Iowa Representative Steven King took to CNN to defend Republican nominee Donald Trump's recently unveiled plan to provide universal paid maternity leave and subsidies for child care.

Asked by journalist Chris Cuomo whether LGBT people should benefit from this plan as well, King demurred: "I want to promote the natural family," he said. "I think that's the most wholesome thing we can do." Pressed to define a "natural" family, King got more specific: "a man and a woman joined together, hopefully in holy matrimony, and blessed by God with children."

"When you look at social research," Cuomo challenged, "they're finding out more and more that babies adopted into LGBT families are doing just as well if not better than what you call a 'natural' family."

"I think I'd need to look a little further into some that research," King said. "I'm not looking at that research. I'd want to look at it."

Wait, what? Was Representative King really offering to think before he speaks? The same King who questioned the contributions made to society by non-white people? Or who claimed Colin Kaepernick was "sympathetic to ISIS" for protesting police brutality by kneeling during the national anthem? Or who said marriage equality would allow a man to marry his lawnmower?
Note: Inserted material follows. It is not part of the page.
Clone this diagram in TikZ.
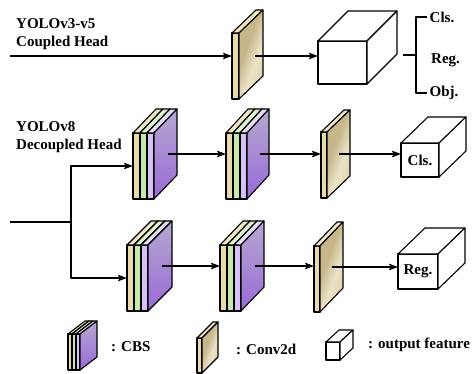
\documentclass[tikz,border=0pt]{standalone}
\usepackage{fontspec}
\setmainfont{Liberation Serif}
\usetikzlibrary{arrows.meta}

\definecolor{tanfront}{HTML}{E8DAAB}
\definecolor{tantop}{HTML}{EFE5C4}
\definecolor{tanshade}{HTML}{C7B68A}
\definecolor{tanglow}{HTML}{ECE3C7}
\definecolor{greenfront}{HTML}{C6E9AA}
\definecolor{greentop}{HTML}{DDF2CD}
\definecolor{lilacfront}{HTML}{D6C1F6}
\definecolor{lilactop}{HTML}{E7DCF9}
\definecolor{violettop}{HTML}{B5A8D0}
\definecolor{violetbottom}{HTML}{9A6AD8}

% tan side face with a light streak towards its right
\pgfdeclarehorizontalshading{tanstreak}{100bp}{color(0bp)=(tanshade);
  color(42bp)=(tanshade); color(58bp)=(tanglow); color(70bp)=(tanglow!70!tanshade);
  color(100bp)=(tanshade)}

% One thin slab: x offset, width, height, depth x, depth y, front colour, top colour, side style
\newcommand\slabpart[8]{%
  \path[outline,fill=#6] (#1,0) rectangle ({#1+#2},{-#3});
  \path[outline,fill=#7] (#1,{-#3}) -- ({#1+#2},{-#3}) -- ({#1+#2+#4},{-#3-#5}) -- ({#1+#4},{-#3-#5}) -- cycle;
  \path[outline,#8] ({#1+#2},0) -- ({#1+#2},{-#3}) -- ({#1+#2+#4},{-#3-#5}) -- ({#1+#2+#4},{-#5}) -- cycle;
}

% Conv2d plate: name, x, y (front bottom-left), width, height, depth x, depth y
\newcommand\convplate[7]{%
  \begin{scope}[shift={(#2,#3)}]
    \slabpart{0}{#4}{#5}{#6}{#7}{tanfront}{tantop}{tanside}
    \coordinate (#1-in) at (0,{-#5/2});
    \coordinate (#1-out) at ({#4+#6/2},{-#5/2-#7/2});
  \end{scope}}

% CBS block of three slabs: name, x, y (front bottom-left), slab width, height, depth x, depth y
\newcommand\cbsblock[7]{%
  \begin{scope}[shift={(#2,#3)}]
    \slabpart{0}{#4}{#5}{#6}{#7}{tanfront}{tantop}{fill=tanfront}
    \slabpart{#4}{#4}{#5}{#6}{#7}{greenfront}{greentop}{fill=greenfront}
    \slabpart{2*#4}{#4}{#5}{#6}{#7}{lilacfront}{lilactop}{violetside}
    \coordinate (#1-in) at (0,{-#5/2});
    \coordinate (#1-out) at ({3*#4+#6/2+2},{-#5/2-#7/2});
  \end{scope}}

% Output feature cube: name, x, y (front bottom-left), width, height, depth x, depth y, label
\newcommand\featbox[8]{%
  \begin{scope}[shift={(#2,#3)}]
    \slabpart{0}{#4}{#5}{#6}{#7}{white}{white}{fill=white}
    \coordinate (#1-in) at (0,{-#5/2});
    \node[lbl] (#1) at ({#4/2},{-#5/2}) {#8};
  \end{scope}}

\begin{document}
\begin{tikzpicture}[x=1pt,y=-1pt,line join=round,
  outline/.style={draw=black,line width=1.1pt},
  conn/.style={line width=1.2pt,-{Stealth[length=9pt,width=6.5pt,inset=1.5pt]}},
  wire/.style={line width=1.2pt},
  lbl/.style={font=\fontsize{15}{18}\selectfont\bfseries,inner sep=0pt,align=left},
  tanside/.style={shading=tanstreak,shading angle=-20},
  violetside/.style={top color=violettop,bottom color=violetbottom}]

\fill[white] (0,0) rectangle (472,374);
\useasboundingbox (0,0) rectangle (472,374);

% ---- coupled head ----
\node[lbl,anchor=west] (coupled) at (16,34) {YOLOv3-v5\\Coupled Head};
\convplate{convT}{232}{99}{7}{66}{24}{23}
\featbox{cubeT}{318}{84}{49}{43}{30}{30}{}
\coordinate (inT) at (10,56);
\draw[conn] (inT) -- (inT -| convT-in);
\coordinate (convTout) at (255,56);
\draw[conn] (convTout) -- (convTout -| cubeT-in);

\coordinate (forkin) at (403,55);
\coordinate (fork) at (416,55);
\node[lbl,anchor=west,inner sep=2.5pt] (cls) at (427,17) {Cls.};
\node[lbl,anchor=west] (reg) at (431,60) {Reg.};
\node[lbl,anchor=west,inner sep=2.5pt] (obj) at (427,93) {Obj.};
\draw[wire] (forkin) -- (fork);
\draw[wire] (cls.west) -| (fork) |- (obj.west);

% ---- decoupled head ----
\node[lbl,anchor=west] (decoupled) at (16,137) {YOLOv8\\Decoupled Head};
\cbsblock{cbsA}{133}{199}{7}{66}{23}{24}
\cbsblock{cbsB}{226}{199}{7}{66}{22}{24}
\convplate{convM}{321}{198}{6}{66}{23}{22}
\featbox{cubeC}{401}{177}{38}{34}{27}{26}{Cls.}

\cbsblock{cbsC}{127}{311}{7}{66}{24}{24}
\cbsblock{cbsD}{220}{311}{7}{66}{23}{24}
\convplate{convB}{314}{312}{6}{66}{23}{24}
\featbox{cubeR}{398}{289}{40}{35}{27}{26}{Reg.}

\coordinate (inD) at (10,222);
\coordinate (split) at (71,222);
\draw[wire] (inD) -- (split);
\draw[conn] (split) |- (cbsA-in);
\draw[conn] (split) |- (cbsC-in);

\draw[conn] (cbsA-out) -- (cbsA-out -| cbsB-in);
\draw[conn] (cbsB-out) -- (cbsB-out -| convM-in);
\draw[conn] (convM-out) -- (convM-out -| cubeC-in);
\draw[conn] (cbsC-out) -- (cbsC-out -| cbsD-in);
\draw[conn] (cbsD-out) -- (cbsD-out -| convB-in);
\draw[conn] (convB-out) -- (convB-out -| cubeR-in);

% ---- legend ----
\cbsblock{legCBS}{68}{370}{4}{36}{17}{13}
\node[lbl,anchor=west] (legCBStext) at (111,347) {: CBS};
\convplate{legConv}{197}{373}{5}{35}{16}{16}
\node[lbl,anchor=west] (legConvtext) at (236,349) {: Conv2d};
\featbox{legCube}{326}{360}{14}{18}{13}{12}{}
\node[lbl,anchor=west] (legCubetext) at (368,345) {: output feature};
\end{tikzpicture}
\end{document}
Was King really offering to brush up on a subject he knows nothing about before opining on it? If so, I am happy to bring him up to speed:

The largest peer reviewed study on the subject of LGBT families found zero difference in the wellbeing of children raised in same-sex versus opposite-sex headed households. Studies into trans-parenting also show that they raise happy and healthy kids. In fact, children of LGBT parents, if anything, have been found to be more emotionally stable and physically healthy than those raised by straight parents.
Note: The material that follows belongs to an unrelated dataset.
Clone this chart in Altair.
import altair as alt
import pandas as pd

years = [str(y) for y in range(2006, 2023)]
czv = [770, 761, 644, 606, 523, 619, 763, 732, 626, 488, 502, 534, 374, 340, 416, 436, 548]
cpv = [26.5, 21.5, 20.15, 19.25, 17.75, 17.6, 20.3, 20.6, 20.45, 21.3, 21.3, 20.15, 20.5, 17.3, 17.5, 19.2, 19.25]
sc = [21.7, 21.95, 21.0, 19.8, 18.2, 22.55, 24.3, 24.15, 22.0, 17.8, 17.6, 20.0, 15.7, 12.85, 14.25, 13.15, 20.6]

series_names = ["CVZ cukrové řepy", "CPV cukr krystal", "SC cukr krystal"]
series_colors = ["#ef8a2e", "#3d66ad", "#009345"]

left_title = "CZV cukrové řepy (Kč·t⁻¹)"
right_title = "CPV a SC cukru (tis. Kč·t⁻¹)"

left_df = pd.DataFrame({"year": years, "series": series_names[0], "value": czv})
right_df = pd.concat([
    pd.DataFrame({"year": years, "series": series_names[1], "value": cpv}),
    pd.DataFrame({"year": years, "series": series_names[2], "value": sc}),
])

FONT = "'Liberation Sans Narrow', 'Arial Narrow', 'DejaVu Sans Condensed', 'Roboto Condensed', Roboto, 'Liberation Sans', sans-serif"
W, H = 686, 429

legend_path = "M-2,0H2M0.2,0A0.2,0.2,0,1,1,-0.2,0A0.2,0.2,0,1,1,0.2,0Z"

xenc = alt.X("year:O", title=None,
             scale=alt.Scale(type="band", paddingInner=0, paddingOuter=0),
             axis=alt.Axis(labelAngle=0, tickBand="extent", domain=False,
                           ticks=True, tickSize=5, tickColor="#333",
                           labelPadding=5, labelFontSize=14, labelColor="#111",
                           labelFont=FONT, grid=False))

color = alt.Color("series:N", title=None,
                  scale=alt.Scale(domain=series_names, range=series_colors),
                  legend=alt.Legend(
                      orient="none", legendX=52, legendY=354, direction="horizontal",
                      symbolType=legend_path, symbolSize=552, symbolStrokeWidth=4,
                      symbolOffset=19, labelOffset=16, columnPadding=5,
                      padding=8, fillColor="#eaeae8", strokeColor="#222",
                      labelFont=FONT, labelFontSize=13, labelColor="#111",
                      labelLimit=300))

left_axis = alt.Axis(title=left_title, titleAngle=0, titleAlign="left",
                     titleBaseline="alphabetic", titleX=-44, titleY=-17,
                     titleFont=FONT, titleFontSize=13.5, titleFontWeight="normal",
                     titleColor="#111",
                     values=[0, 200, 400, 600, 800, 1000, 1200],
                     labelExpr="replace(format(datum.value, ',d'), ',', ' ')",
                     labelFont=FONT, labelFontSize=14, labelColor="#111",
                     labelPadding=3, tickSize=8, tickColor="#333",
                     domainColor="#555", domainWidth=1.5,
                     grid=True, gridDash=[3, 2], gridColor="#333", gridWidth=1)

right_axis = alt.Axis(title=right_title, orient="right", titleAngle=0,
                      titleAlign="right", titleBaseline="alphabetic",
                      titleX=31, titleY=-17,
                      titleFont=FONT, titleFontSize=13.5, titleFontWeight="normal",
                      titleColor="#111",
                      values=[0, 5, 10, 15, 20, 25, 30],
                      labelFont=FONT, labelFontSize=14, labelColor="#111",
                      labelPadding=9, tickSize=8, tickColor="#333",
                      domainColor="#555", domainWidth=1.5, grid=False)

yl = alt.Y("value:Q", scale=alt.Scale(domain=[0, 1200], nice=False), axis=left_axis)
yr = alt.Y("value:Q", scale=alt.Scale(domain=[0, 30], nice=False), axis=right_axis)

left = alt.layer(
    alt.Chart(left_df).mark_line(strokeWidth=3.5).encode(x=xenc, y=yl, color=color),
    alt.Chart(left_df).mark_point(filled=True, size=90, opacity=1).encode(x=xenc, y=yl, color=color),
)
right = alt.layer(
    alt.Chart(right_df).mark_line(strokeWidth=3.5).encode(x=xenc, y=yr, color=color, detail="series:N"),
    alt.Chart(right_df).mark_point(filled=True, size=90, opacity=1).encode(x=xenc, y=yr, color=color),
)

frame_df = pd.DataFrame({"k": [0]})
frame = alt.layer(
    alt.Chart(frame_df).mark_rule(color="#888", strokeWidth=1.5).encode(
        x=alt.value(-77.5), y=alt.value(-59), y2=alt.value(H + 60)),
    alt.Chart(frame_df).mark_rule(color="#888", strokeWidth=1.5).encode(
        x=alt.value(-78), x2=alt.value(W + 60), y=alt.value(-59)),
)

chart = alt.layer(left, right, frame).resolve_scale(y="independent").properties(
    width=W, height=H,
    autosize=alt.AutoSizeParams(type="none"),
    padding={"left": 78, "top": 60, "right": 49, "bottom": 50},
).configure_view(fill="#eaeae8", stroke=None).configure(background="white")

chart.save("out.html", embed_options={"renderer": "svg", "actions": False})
On the spot, Cuomo helpfully summarized these studies for King by offering the following: "We know that what works is loving the kid, giving them the attention, giving them the time," he said. "There is no reason to believe that you have to have a man and woman to do that."

But, as if woken from a deep slumber, King suddenly seemed to remember that he was, in fact, an expert on the subject of LGBT parenting. He enlightened Cuomo thusly: "The evidence is very heavy on the other side of this thing," King said of the research he had admitted, not moments before, that he had never reviewed. "A model of a father and a mother that are joined together and working together in a team--that is the best way we can hope that all children are raised."

But just in case research into LGBT parenting--which I guess King may or may not be familiar with, depending on the point he's trying to make--doesn't actually show any advantages to being raised by heterosexual parents, the Iowa Representative decided to cover his tracks by comparing it to that other area of scientific study so infamous for its inconclusiveness: climate change.

"We got down to the global warming argument and found out there is another side of that equation, too," King said.

Oddly enough, King's bizarre comparison is apt for at least one reason: just as the vast majority of research shows the undeniable impact of human activity on climate change, studies into LGBT parenting show no discernible difference into the wellbeing of children when compared to our heterosexual peers--that is, at least those that aren't funded by anti-LGBT advocates and hate groups.